Children and young people who spoke to Childline said they usually knew the people posting the hurtful messages and were often classmates from their school. They also said that the cyberbullying often led to verbal and physical bullying at their school.

The report said that young people spoke specifically about being bullied on social networking and gaming sites in 1,420 counselling sessions over the past year, up by 34% from the previous year.

"It might not sound like that much of a problem but there's this group of people I play with online and they told me to kill myself," one 12-year-old girl told Childline. "I won't kill myself but it upsets me. My parents don't realise how upset it's making me and they tell me to stand up for myself or just not play anymore but they don't know how hard that is!

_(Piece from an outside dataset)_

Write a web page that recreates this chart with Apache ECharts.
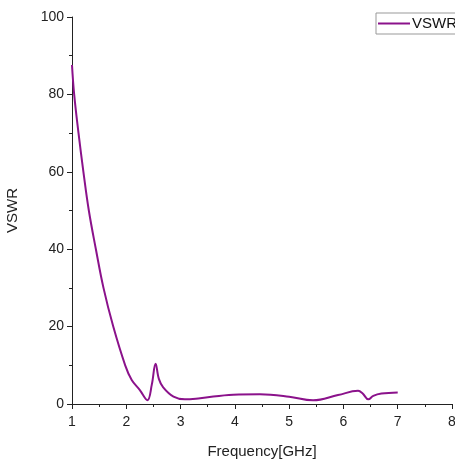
<!DOCTYPE html>
<html>
<head>
<meta charset="utf-8">
<script src="https://cdn.jsdelivr.net/npm/echarts@6/dist/echarts.min.js"></script>
<style>
html, body { margin: 0; padding: 0; background: #fff; }
#chart { width: 455px; height: 461px; }
</style>
</head>
<body>
<div id="chart"></div>
<script>
// values
var freq = [1.0, 1.04, 1.12, 1.21, 1.31, 1.44, 1.58, 1.76, 1.98, 2.10, 2.25, 2.39, 2.47, 2.54, 2.60, 2.68, 2.87, 3.08, 3.36, 3.97, 4.46, 5.0, 5.44, 5.9, 6.27, 6.35, 6.46, 6.55, 6.70, 7.0];
var vswr = [87.6, 80, 70, 60, 50, 40, 30, 20, 10, 6.2, 3.6, 1.0, 5.0, 10.4, 6.5, 4.3, 1.9, 1.2, 1.5, 2.4, 2.5, 1.9, 0.95, 2.3, 3.4, 2.8, 1.2, 2.1, 2.7, 3.0];
var xTicks = [1, 8, 1];   // min, max, step
var yTicks = [0, 100, 20];

var chart = echarts.init(document.getElementById('chart'));
var font = 'Liberation Sans, Arial, sans-serif';
chart.setOption({
  animation: false,
  grid: { left: 72, right: 3, top: 17, bottom: 57, containLabel: false, outerBoundsMode: 'none' },
  legend: {
    data: ['VSWR'],
    left: 376, top: 13,
    orient: 'vertical',
    itemWidth: 32, itemHeight: 2,
    padding: [3, 6, 3, 2],
    borderColor: '#999', borderWidth: 1,
    textStyle: { fontFamily: font, fontSize: 15, color: '#111', padding: [0, 0, 0, -3] },
    icon: 'rect'
  },
  xAxis: {
    type: 'value',
    min: xTicks[0], max: xTicks[1], interval: xTicks[2],
    name: 'Frequency[GHz]',
    nameLocation: 'middle', nameGap: 40,
    nameTextStyle: { fontFamily: font, fontSize: 15, color: '#222' },
    axisLine: { lineStyle: { color: '#222', width: 1 } },
    axisTick: { inside: false, length: 5, lineStyle: { color: '#222' } },
    minorTick: { show: true, splitNumber: 2, length: 3, lineStyle: { color: '#222' } },
    axisLabel: { fontFamily: font, fontSize: 14, color: '#222', margin: 11 },
    splitLine: { show: false }
  },
  yAxis: {
    type: 'value',
    min: yTicks[0], max: yTicks[1], interval: yTicks[2],
    name: 'VSWR',
    nameLocation: 'middle', nameGap: 52,
    nameTextStyle: { fontFamily: font, fontSize: 15, color: '#222' },
    axisLine: { show: true, lineStyle: { color: '#222', width: 1 } },
    axisTick: { show: true, inside: false, length: 5, lineStyle: { color: '#222' } },
    minorTick: { show: true, splitNumber: 2, length: 3, lineStyle: { color: '#222' } },
    axisLabel: { fontFamily: font, fontSize: 14, color: '#222', margin: 8 },
    splitLine: { show: false }
  },
  series: [{
    name: 'VSWR',
    type: 'line',
    data: freq.map(function (f, i) { return [f, vswr[i]]; }),
    smooth: 0.4,
    showSymbol: false,
    lineStyle: { color: '#8b128b', width: 2 },
    itemStyle: { color: '#8b128b' }
  }]
});
</script>
</body>
</html>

"They don't understand why I want to play with people who are not friends, but to me they are. I don't know why they have just suddenly started picking on me but it hurts so much," she said.

Given the constantly-growing expanse and reach of the internet and social media, Dame Esther Rantzen, president of Childline, says online bullying can become "a persecution they can't escape."

"Bullying can wreck young people's lives, especially now that the bullies don't stop at the school gates," Rantzen said in a statement. "Cyberbullying can follow them home until it becomes a persecution they can't escape. It's imperative that adults, parents and teachers intervene to protect them, because we've learned over the years from Childline callers that bullying doesn't stop on its own - left alone it gets worse."